We’d seen Florence at night, but there was so much to see in the city during the daytime. Among them, the Uffizi Gallery, the Bargello, the Palazzo Vecchio, Pitti Palace, Duomo, and dozens of smaller churches and museums. We had to balance this against our ever-present adversary: museum fatigue. In a given day, there’s only so many museums and cathedrals you can tolerate. And in a given week or month, you can only tolerate a bit more. So, we wanted to choose museums that represented the diversity of Italy, and which had little overlap with one another.
Thus, we chose to visit the Uffizi Gallery – one of the great collections of paintings in the world – and the Duomo, one of the brilliant architectural achievements of the Renaissance and a building that set the pattern for all domes that would follow – it’s still the largest masonry dome in the world.

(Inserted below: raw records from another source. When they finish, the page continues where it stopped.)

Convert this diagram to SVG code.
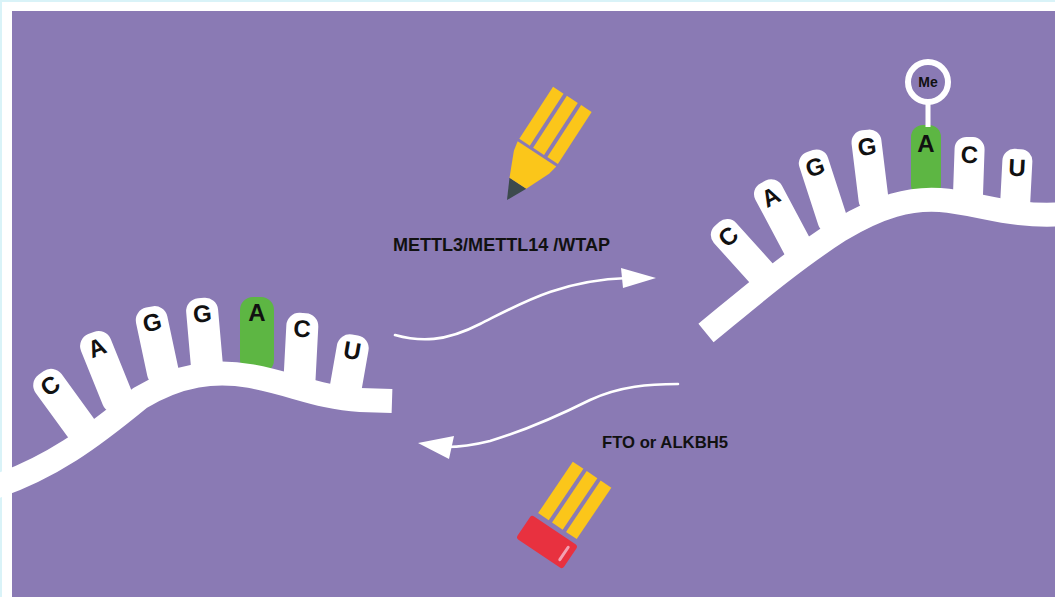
<svg xmlns="http://www.w3.org/2000/svg" width="1055" height="597" viewBox="0 0 1055 597">
  <defs>
    <style>
      .bb{fill:none;stroke:#fff;stroke-width:24;stroke-linecap:butt}
      .fw{fill:#fff}
      .fg{fill:#5db643}
      .nt{font-family:"Liberation Sans",Arial,sans-serif;font-weight:bold;font-size:24px;fill:#111;text-anchor:middle}
      .lbl{font-family:"Liberation Sans",Arial,sans-serif;font-weight:bold;fill:#111}
      .arr{fill:none;stroke:#fff;stroke-width:2.6;stroke-linecap:round}
      .yel{fill:#fbc61a}
    </style>
  </defs>

  <!-- background and frame -->
  <rect width="1055" height="597" fill="#8a7ab4"/>
  <path d="M0,0H1055V11H12V597H0Z" fill="#fff"/>
  <rect x="0" y="0" width="1055" height="2" fill="#d9f3f8"/>
  <rect x="0" y="0" width="2" height="597" fill="#d9f3f8"/>

  <!-- unmethylated RNA strand -->
  <g id="rna-left">
    <g transform="translate(41,373) rotate(-36)"><rect x="-16" y="0" width="32" height="80" rx="13" class="fw"/><text y="24" class="nt">C</text></g>
    <g transform="translate(91,333) rotate(-22)"><rect x="-16" y="0" width="32" height="84" rx="13" class="fw"/><text y="24" class="nt">A</text></g>
    <g transform="translate(149,307) rotate(-12)"><rect x="-16" y="0" width="32" height="80" rx="13" class="fw"/><text y="24" class="nt">G</text></g>
    <g transform="translate(201,298) rotate(-5)"><rect x="-16" y="0" width="32" height="80" rx="13" class="fw"/><text y="24" class="nt">G</text></g>
    <g transform="translate(257,297)"><rect x="-17" y="0" width="34" height="76" rx="13" class="fg"/><text y="24" class="nt">A</text></g>
    <g transform="translate(303,313) rotate(3)"><rect x="-16" y="0" width="32" height="80" rx="13" class="fw"/><text y="24" class="nt">C</text></g>
    <g transform="translate(355,335) rotate(10)"><rect x="-16" y="0" width="32" height="66" rx="13" class="fw"/><text y="24" class="nt">U</text></g>
    <path class="bb" d="M-15,490 C50,470 95,435 140,398 C180,374 215,370 250,376 C290,383 320,398 360,400 L392,401"/>
  </g>

  <!-- methylated RNA strand -->
  <g id="rna-right">
    <g transform="translate(717,224) rotate(-42)"><rect x="-15" y="0" width="30" height="82" rx="12" class="fw"/><text y="25" class="nt">C</text></g>
    <g transform="translate(763,182) rotate(-28)"><rect x="-15" y="0" width="30" height="88" rx="12" class="fw"/><text y="25" class="nt">A</text></g>
    <g transform="translate(810,151) rotate(-18)"><rect x="-15" y="0" width="30" height="85" rx="12" class="fw"/><text y="25" class="nt">G</text></g>
    <g transform="translate(865,130) rotate(-7)"><rect x="-15" y="0" width="30" height="82" rx="12" class="fw"/><text y="25" class="nt">G</text></g>
    <g transform="translate(926,125)"><rect x="-15" y="0" width="30" height="72" rx="12" class="fg"/><text y="27" class="nt">A</text></g>
    <g transform="translate(970,137) rotate(2)"><rect x="-15" y="0" width="30" height="75" rx="12" class="fw"/><text y="26" class="nt">C</text></g>
    <g transform="translate(1018,149) rotate(3)"><rect x="-15" y="0" width="30" height="70" rx="12" class="fw"/><text y="27" class="nt">U</text></g>
    <path class="bb" d="M706,333 C744,302 790,262 840,230 C880,206 910,198 940,200 C980,203 1010,218 1065,214"/>
    <!-- methyl tag -->
    <rect x="925.5" y="100" width="5" height="27" fill="#fff"/>
    <circle cx="928" cy="82" r="20" fill="#8a7ab4" stroke="#fff" stroke-width="6"/>
    <text x="928" y="87" class="lbl" font-size="14" text-anchor="middle">Me</text>
  </g>

  <!-- writer: pencil -->
  <g id="writer-pencil" transform="translate(507,200) rotate(33)">
    <polygon points="0,0 -10,-20 10,-20" fill="#3c4a4d"/>
    <polygon points="-10,-20 10,-20 21,-45 23,-55 -23,-55 -21,-45" class="yel"/>
    <rect x="-23" y="-120" width="12.5" height="62" class="yel"/>
    <rect x="-6.5" y="-120" width="13" height="62" class="yel"/>
    <rect x="10.5" y="-120" width="12.5" height="62" class="yel"/>
  </g>

  <!-- eraser: pencil end -->
  <g id="eraser" transform="translate(547,542) rotate(34)">
    <rect x="-23.5" y="-81" width="12.8" height="62" class="yel"/>
    <rect x="-6.7" y="-81" width="12.8" height="62" class="yel"/>
    <rect x="10.1" y="-81" width="12.9" height="62" class="yel"/>
    <rect x="-28" y="-14" width="56" height="28" rx="3" fill="#e8313f"/>
    <rect x="19" y="-9" width="3" height="18" rx="1.5" fill="#f3a1b2"/>
  </g>

  <!-- labels -->
  <g id="label-writers">
    <text x="393" y="251" class="lbl" font-size="18" textLength="217" lengthAdjust="spacingAndGlyphs">METTL3/METTL14 /WTAP</text>
  </g>
  <g id="label-erasers">
    <text x="602" y="448" class="lbl" font-size="17" textLength="126" lengthAdjust="spacingAndGlyphs">FTO or ALKBH5</text>
  </g>

  <!-- connectors -->
  <g id="connectors">
    <path class="arr" d="M395,335 C420,342 445,342 480,324 C520,304 560,280 628,278"/>
    <polygon points="656,278 621,268 623,288" fill="#fff"/>
    <path class="arr" d="M678,384 C650,384 620,386 590,400 C550,420 520,432 490,441 C470,446 460,447 446,447"/>
    <polygon points="418,443 454,436 449,459" fill="#fff"/>
  </g>
</svg>
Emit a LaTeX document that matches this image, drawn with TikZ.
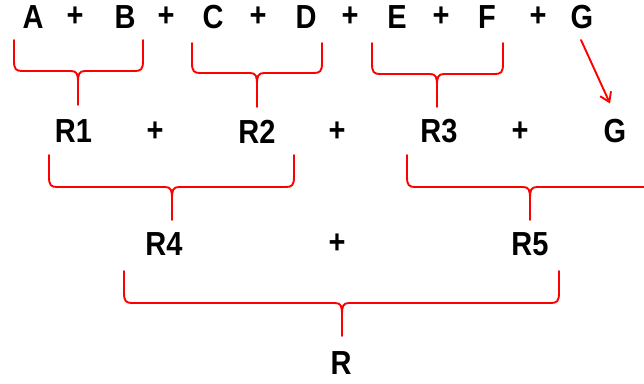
\documentclass[tikz,border=0pt]{standalone}
\usepackage{fontspec}
\usepackage{graphicx}
\setmainfont{Liberation Sans}
\usetikzlibrary{arrows.meta}
\newcommand\tallt[1]{\scalebox{1}[1.15]{#1}}
\tikzset{
  lbl/.style={inner sep=0pt, font=\fontsize{29}{29}\selectfont\bfseries},
  bracepath/.style={draw=red, line width=1.9pt, line cap=round, line join=round},
  redarrow/.style={draw=red, line width=1.9pt, line cap=round, -{Straight Barb[length=9pt,width=12pt,line width=1.9pt]}}
}
% left x, right x, tip x, top y, horizontal y, bottom y
\newcommand\mybrace[6]{%
  \draw[bracepath] (#1,#4) -- (#1,#5-10) .. controls (#1,#5-2) and (#1+2,#5) .. (#1+8,#5)
    -- (#3-7,#5) .. controls (#3-1,#5) and (#3,#5+3) .. (#3,#5+12) -- (#3,#6);
  \draw[bracepath] (#2,#4) -- (#2,#5-10) .. controls (#2,#5-2) and (#2-2,#5) .. (#2-8,#5)
    -- (#3+7,#5) .. controls (#3+1,#5) and (#3,#5+3) .. (#3,#5+12);
}
\begin{document}
\begin{tikzpicture}[x=1pt,y=-1pt]
\clip (0,0) rectangle (644,383);
\fill[white] (0,0) rectangle (644,383);
% row 1
\node[lbl] (a) at (33,17) {\tallt{A}};
\node[lbl] (pab) at (75,17) {\tallt{+}};
\node[lbl] (b) at (125,17) {\tallt{B}};
\node[lbl] (pbc) at (166,17) {\tallt{+}};
\node[lbl] (c) at (213,17) {\tallt{C}};
\node[lbl] (pcd) at (258,17) {\tallt{+}};
\node[lbl] (d) at (306,17) {\tallt{D}};
\node[lbl] (pde) at (350,17) {\tallt{+}};
\node[lbl] (e) at (397,17) {\tallt{E}};
\node[lbl] (pef) at (441,17) {\tallt{+}};
\node[lbl] (f) at (487,17) {\tallt{F}};
\node[lbl] (pfg) at (538,17) {\tallt{+}};
\node[lbl] (g1) at (582,17) {\tallt{G}};
% row 2
\node[lbl] (r1) at (73.5,131.5) {\tallt{R1}};
\node[lbl] (p12) at (155,131.5) {\tallt{+}};
\node[lbl] (r2) at (257,131.5) {\tallt{R2}};
\node[lbl] (p23) at (337,131.5) {\tallt{+}};
\node[lbl] (r3) at (439,131.5) {\tallt{R3}};
\node[lbl] (p3g) at (520,131.5) {\tallt{+}};
\node[lbl] (g2) at (615,131.5) {\tallt{G}};
% row 3
\node[lbl] (r4) at (164,244) {\tallt{R4}};
\node[lbl] (p45) at (337,244) {\tallt{+}};
\node[lbl] (r5) at (530,244) {\tallt{R5}};
% row 4
\node[lbl] (r) at (341,363) {\tallt{R}};
% braces
\mybrace{14}{143}{78}{40}{71}{105}
\mybrace{192}{322}{257}{43}{73}{107}
\mybrace{372}{503}{437}{43}{74}{107}
\mybrace{49}{294}{172}{155}{187}{220}
\mybrace{407}{653}{530}{155}{187}{220}
\mybrace{124}{559}{342}{271}{303}{336}
% arrow
\draw[redarrow] ([xshift=-1pt,yshift=-11pt]g1.south) -- ([xshift=-5pt,yshift=16pt]g2.north);
\end{tikzpicture}
\end{document}
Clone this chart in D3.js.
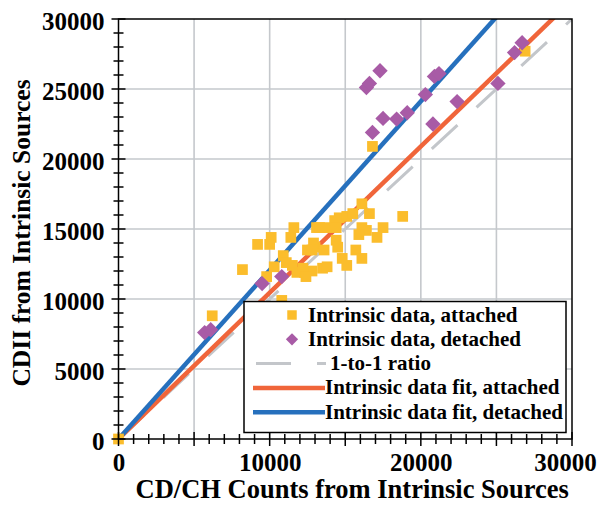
<!DOCTYPE html>
<html>
<head>
<meta charset="utf-8">
<script src="https://cdn.jsdelivr.net/npm/d3@7"></script>
<style>
  body { margin: 0; background: #fff; }
  text { font-family: "Liberation Serif", "Times New Roman", serif; font-weight: bold; fill: #000; }
</style>
</head>
<body>
<div id="chart"></div>
<script>
// data
const attachedX = [0, 6200, 8200, 9200, 10100, 10000, 11400, 11600, 10900, 11100, 9800, 10300, 11500, 11800,
    12300, 12500, 10800, 12800, 13500, 13800, 13000, 13100, 13800, 14300, 14600, 15100, 15500, 16100, 16600,
    13300, 14400, 16100, 16400, 17500, 18800, 15900, 17100, 14400, 14500, 12900, 12800, 13600, 15700, 16100,
    14800, 15100, 12200, 16800, 26900, 12400];
const attachedY = [0, 8800, 12100, 13900, 14400, 13900, 14400, 15100, 13100, 12600, 11600, 12300, 12400, 11900,
    11900, 13500, 9900, 12000, 12200, 12300, 13700, 15100, 15100, 15600, 15800, 15900, 16100, 16800, 16100,
    15100, 15100, 15100, 14900, 15100, 15900, 14600, 14400, 14200, 13700, 14000, 13500, 13500, 13500, 12900,
    12900, 12400, 12200, 20900, 27700, 11600];
const detachedX = [5700, 6100, 9500, 10800, 16400, 16600, 17300, 16800, 17500, 18400, 19100, 20300, 20900,
    21200, 20800, 22400, 25100, 26200, 26700];
const detachedY = [7600, 7800, 11100, 11600, 25100, 25400, 26300, 21900, 22900, 22850, 23300, 24600, 25900,
    26100, 22500, 24100, 25400, 27600, 28300];
const ratioX = [0, 30000], ratioY = [0, 30000];
const fitAttachedX = [0, 30000], fitAttachedY = [0, 31350];
const fitDetachedX = [0, 30000], fitDetachedY = [0, 36180];
const xTickLabels = [0, 10000, 20000, 30000];
const yTickLabels = [0, 5000, 10000, 15000, 20000, 25000, 30000];
const gridValues = [5000, 10000, 15000, 20000, 25000];
const legendNames = ["Intrinsic data, attached", "Intrinsic data, detached", "1-to-1 ratio",
    "Intrinsic data fit, attached", "Intrinsic data fit, detached"];

const W = 600, H = 508;
const margin = {l: 118.5, t: 19, r: 28, b: 69};
const width = W - margin.l - margin.r;
const height = H - margin.t - margin.b;

const colors = {
    attached: "#fbbd2c",
    detached: "#a85ba6",
    ratio: "#c3c6ca",
    fitA: "#f0653a",
    fitD: "#2670bd"
};

let svg = d3.select("#chart").append("svg")
    .attr("width", W).attr("height", H);
let g = svg.append("g").attr("transform", `translate(${margin.l},${margin.t})`);

let x = d3.scaleLinear().domain([0, 30000]).range([0, width]);
let y = d3.scaleLinear().domain([0, 30000]).range([height, 0]);

// grid
g.append("g").selectAll("line.gx").data(gridValues).join("line")
    .attr("x1", d => x(d)).attr("x2", d => x(d))
    .attr("y1", 0).attr("y2", height)
    .attr("stroke", "#c5c8cc").attr("stroke-width", 1.6);
g.append("g").selectAll("line.gy").data(gridValues).join("line")
    .attr("y1", d => y(d)).attr("y2", d => y(d))
    .attr("x1", 0).attr("x2", width)
    .attr("stroke", "#c5c8cc").attr("stroke-width", 1.6);

// clip for the lines
svg.append("clipPath").attr("id", "clip").append("rect")
    .attr("width", width).attr("height", height);
let plot = g.append("g").attr("clip-path", "url(#clip)");

let line = d3.line().x(d => x(d[0])).y(d => y(d[1]));
let zip = (a, b) => a.map((v, i) => [v, b[i]]);

plot.append("path").datum(zip(ratioX, ratioY))
    .attr("d", line).attr("fill", "none")
    .attr("stroke", colors.ratio).attr("stroke-width", 3)
    .attr("stroke-dasharray", "35,26");
plot.append("path").datum(zip(fitAttachedX, fitAttachedY))
    .attr("d", line).attr("fill", "none")
    .attr("stroke", colors.fitA).attr("stroke-width", 4.5);
plot.append("path").datum(zip(fitDetachedX, fitDetachedY))
    .attr("d", line).attr("fill", "none")
    .attr("stroke", colors.fitD).attr("stroke-width", 4.5);

// points
let square = d3.symbol().type(d3.symbolSquare).size(115);
g.append("g").selectAll("path").data(zip(attachedX, attachedY)).join("path")
    .attr("d", square)
    .attr("transform", d => `translate(${x(d[0])},${y(d[1])})`)
    .attr("fill", colors.attached);
let diamond = d3.symbol().type(d3.symbolSquare).size(118);
g.append("g").selectAll("path").data(zip(detachedX, detachedY)).join("path")
    .attr("d", diamond)
    .attr("transform", d => `translate(${x(d[0])},${y(d[1])}) rotate(45)`)
    .attr("fill", colors.detached);

// frame
g.append("rect").attr("width", width).attr("height", height)
    .attr("fill", "none").attr("stroke", "#000").attr("stroke-width", 1.5);

// minor / major ticks crossing the axes
let tickVals = d3.range(0, 30001, 1000);
g.append("g").selectAll("line").data(tickVals).join("line")
    .attr("x1", d => x(d)).attr("x2", d => x(d))
    .attr("y1", d => height - (d % 5000 === 0 ? 7 : 5))
    .attr("y2", d => height + (d % 5000 === 0 ? 7 : 5))
    .attr("stroke", "#000").attr("stroke-width", 1.5);
g.append("g").selectAll("line").data(tickVals).join("line")
    .attr("y1", d => y(d)).attr("y2", d => y(d))
    .attr("x1", d => -(d % 5000 === 0 ? 7 : 5))
    .attr("x2", d => (d % 5000 === 0 ? 7 : 5))
    .attr("stroke", "#000").attr("stroke-width", 1.5);

// tick labels via axes
let axisX = d3.axisBottom(x).tickValues(xTickLabels).tickSize(0).tickPadding(14).tickFormat(d3.format("d"));
let axisY = d3.axisLeft(y).tickValues(yTickLabels).tickSize(0).tickPadding(14).tickFormat(d3.format("d"));
let gx = g.append("g").attr("transform", `translate(0,${height})`).call(axisX);
let gy = g.append("g").call(axisY);
[gx, gy].forEach(a => {
    a.select(".domain").remove();
    a.selectAll("text").attr("font-size", 25).style("font-family", '"Liberation Serif", serif')
        .style("font-weight", "bold").attr("fill", "#000");
});
gx.selectAll("text").attr("dy", "0.71em")
    .attr("dx", d => d === 30000 ? -7 : 0);
gy.selectAll("text").attr("dy", "0.4em");

// axis titles
g.append("text")
    .attr("x", width / 2 + 7).attr("y", height + 59)
    .attr("text-anchor", "middle").attr("font-size", 26.5)
    .text("CD/CH Counts from Intrinsic Sources");
g.append("text")
    .attr("transform", `translate(${30 - margin.l},${height / 2 + 4}) rotate(-90)`)
    .attr("text-anchor", "middle").attr("font-size", 25.5)
    .text("CDII from Intrinsic Sources");

// legend
let lg = svg.append("g").attr("transform", "translate(244,301.5)");
lg.append("rect").attr("width", 322).attr("height", 131)
    .attr("fill", "#fff").attr("stroke", "#000").attr("stroke-width", 1.5);
const rowY = i => 13.5 + i * 24.3;
lg.append("path").attr("d", d3.symbol().type(d3.symbolSquare).size(90))
    .attr("transform", `translate(48,${rowY(0)})`).attr("fill", colors.attached);
lg.append("path").attr("d", d3.symbol().type(d3.symbolSquare).size(75))
    .attr("transform", `translate(48,${rowY(1)}) rotate(45)`).attr("fill", colors.detached);
lg.append("line").attr("x1", 12).attr("x2", 82).attr("y1", rowY(2)).attr("y2", rowY(2))
    .attr("stroke", colors.ratio).attr("stroke-width", 3).attr("stroke-dasharray", "35,26");
lg.append("line").attr("x1", 9).attr("x2", 81).attr("y1", rowY(3)).attr("y2", rowY(3))
    .attr("stroke", colors.fitA).attr("stroke-width", 4.5);
lg.append("line").attr("x1", 9).attr("x2", 81).attr("y1", rowY(4)).attr("y2", rowY(4))
    .attr("stroke", colors.fitD).attr("stroke-width", 4.5);
const textX = [64, 64, 86, 81, 81];
lg.selectAll("text.lab").data(legendNames).join("text")
    .attr("x", (d, i) => textX[i]).attr("y", (d, i) => rowY(i) + 6.5)
    .attr("font-size", 21).text(d => d);
</script>
</body>
</html>
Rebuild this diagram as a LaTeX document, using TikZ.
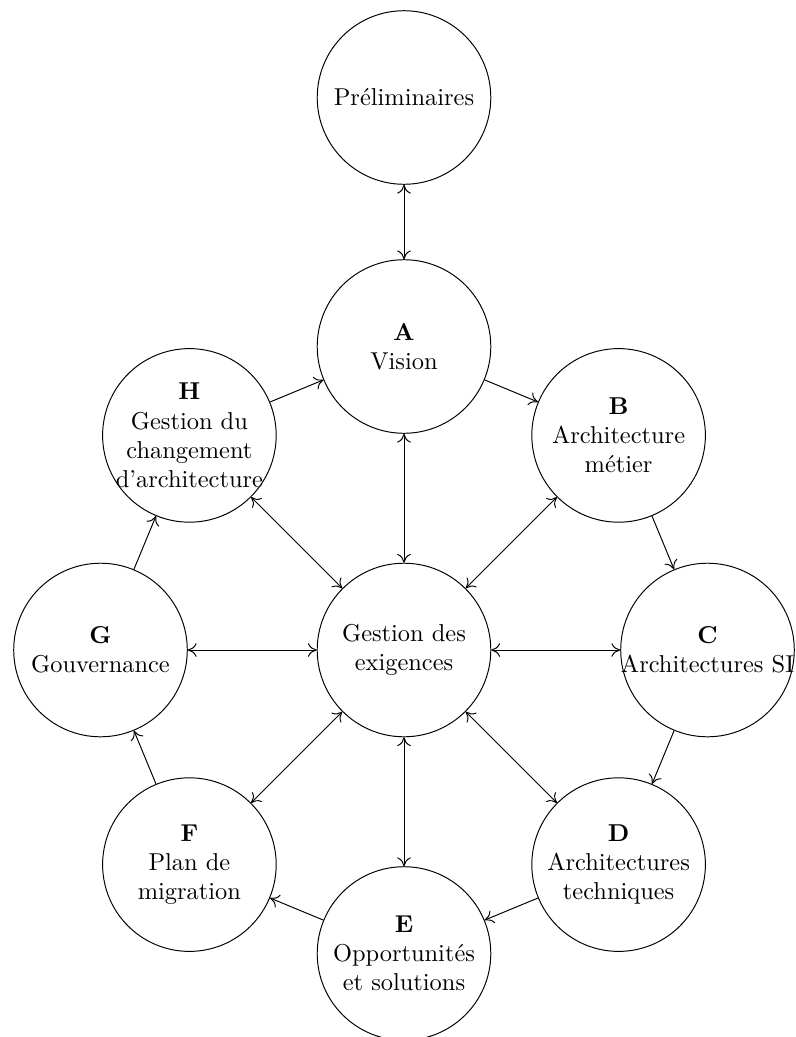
\documentclass[tikz,border=0pt]{standalone}
\usetikzlibrary{arrows.meta}
\begin{document}
\begin{tikzpicture}[x=0.4098pt,y=-0.4098pt,
  >={To[length=3.6pt,width=5.6pt]},
  phase/.style={circle,draw,minimum size=2.5cm,inner sep=0pt},
  lbl/.style={align=center,inner sep=0pt},
  flow/.style={->},
  both/.style={<->}]
\useasboundingbox (0,0) rectangle (795,1037);
\node[phase] (P) at (404,97.5) {};
\node[phase] (X) at (404,650) {};
\node[phase] (A) at (404,346.5) {};
\node[phase] (B) at (618.6,435.4) {};
\node[phase] (C) at (707.5,650) {};
\node[phase] (D) at (618.6,864.6) {};
\node[phase] (E) at (404,953.5) {};
\node[phase] (F) at (189.4,864.6) {};
\node[phase] (G) at (100.5,650) {};
\node[phase] (H) at (189.4,435.4) {};
\node[lbl] (Pt) at (P) {Préliminaires};
\node[lbl] (Xt) at (X) {Gestion des\\exigences};
\node[lbl] (At) at (A) {\textbf{A}\\Vision};
\node[lbl] (Bt) at (B) {\textbf{B}\\Architecture\\métier};
\node[lbl] (Ct) at (C) {\textbf{C}\\Architectures SI};
\node[lbl] (Dt) at (D) {\textbf{D}\\Architectures\\techniques};
\node[lbl] (Et) at (E) {\textbf{E}\\Opportunités\\et solutions};
\node[lbl] (Ft) at (F) {\textbf{F}\\Plan de\\migration};
\node[lbl] (Gt) at (G) {\textbf{G}\\Gouvernance};
\node[lbl] (Ht) at (H) {\textbf{H}\\Gestion du\\changement\\d'architecture};
\draw[both] (P) -- (A);
\draw[flow] (A) -- (B);
\draw[flow] (B) -- (C);
\draw[flow] (C) -- (D);
\draw[flow] (D) -- (E);
\draw[flow] (E) -- (F);
\draw[flow] (F) -- (G);
\draw[flow] (G) -- (H);
\draw[flow] (H) -- (A);
\foreach \n in {A,B,C,D,E,F,G,H} \draw[both] (X) -- (\n);
\end{tikzpicture}
\end{document}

We started our day walking along the Arno towards the old city, passing along the Ponte Vecchio in the meantime. The Uffizi Gallery is sandwiched between all the other major buildings, and overshadowed by the Palazzo Vecchio. We arrived early, worried that there might be a crowd. But, there wasn’t even a line to get in. In fact, you can purchase tickets in advance, for a small surcharge, to avoid lines. But, on this day, the line for online tickets was longer than that for buying in person. Crisis averted!
The Uffizi is really overwhelming, and it specializes in paintings, containing Botticellis, da Vincis, Michelangelos, Rembrandts, and much more besides. I won’t enumerate everything, but point out some highlights (from my perspective).
First, the Botticelli room, which contains mostly Botticellis – most notably the Birth of Venus and the Primavera. They occupy two adjacent walls, and are each 10 feet long. And yet, the room they’re in is quite overwhelming.
Actually, my favorite Botticelli was the Annunciation. Nearby is another painting with the same subject, this time by da Vinci (I liked the da Vinci, with its cool colors and detached emotion, better. Also for the remote fairytale city in the background).
It was also nice to get an up-close look at Michelangelo’s Doni Tondo, a painting in the same style as the Sistine Chapel. There were also some horrifying mannerist paintings by Rosso Fiorentino, a possibly insane Florentine artist who kept a baboon and lived in a tower (his assistants sent baskets of food up to him). There’s also one panel of the Battle of San Romano tryptich by Paulo Uccello, and a Rembrandt self-portrait.
The Uffizi has a relatively cheap cafe (at least, if you’re only ordering espressos), and a great view of the neighboring Palazzo Vecchio. We relaxed outside, enjoying the nice weather, and fed the docile finches crumbs of cookie from our hands. After continuing to wander through the museum, we walked 10 minutes through the old town to the Duomo. Our goal was to climb both the belltower and the Duomo itself before they closed for the evening. A nice sunset would be a plus…
The Duomo is the most famous feature of Florence (besides David, perhaps). Begun in 1296, it stood incomplete for 125 years, because it was so large that nobody knew how to construct the dome. That was a task left for the architect Brunelleschi, who won the appointment through a clever ruse. Around 1420, the local church was looking to complete the cathedral dome, and had a competition among the many (brilliant) Florentine architects. When they couldn’t reach a decision, Brunelleschi proposed the following: that whoever could stand an egg on end would be awarded the prize. All the other architects attempted this challenge, but none succeeded. Then Brunelleschi took the egg, smashed the end, and stood it upright, thus claiming the prize.
The dome itself has a clever design, two layers thick, and you can take stairs to the very top. There’s also an adjacent campanile (belltower), designed by the architect Giotto. This campanile is so narrow, and so high (277 feet) that I felt waves of acrophobia near the top. So, we didn’t spend much time enjoying the view, and went back downstairs to the Duomo itself.
What can I say? The view is spectacular, and we had a wonderful sunset, and you pass right under a vast (40,000 square foot) fresco by Georgio Vasari on the way up (this fresco took 11 years to complete). It was wonderful to see the sky turn from pale blue to pink to orange, to red, each color more unbelievable than the last.
Leaving the Duomo, we retraced our steps and crossed the river, out of the main tourist zone, to find a non-touristy restaurant. We hadn’t had a lot of pizza so far (Venice is not known as a good pizza town) and one suggested itself: “Pizza & Beer,” which served local craft beer, wine, and artisan pizza. I had a delicious chocolate stout, and we split two amazing pizzas: ricotta with pumpkin, and buffalo mozzarella. This was my second-favorite pizza place in Italy (my favorite was in Rome).
Then we went back to our apartment, because we’d have to get up very early the next day for an extensive tour of Tuscany featuring: wine, towers, horse races, more wine, and (maybe) the best gelato in the world.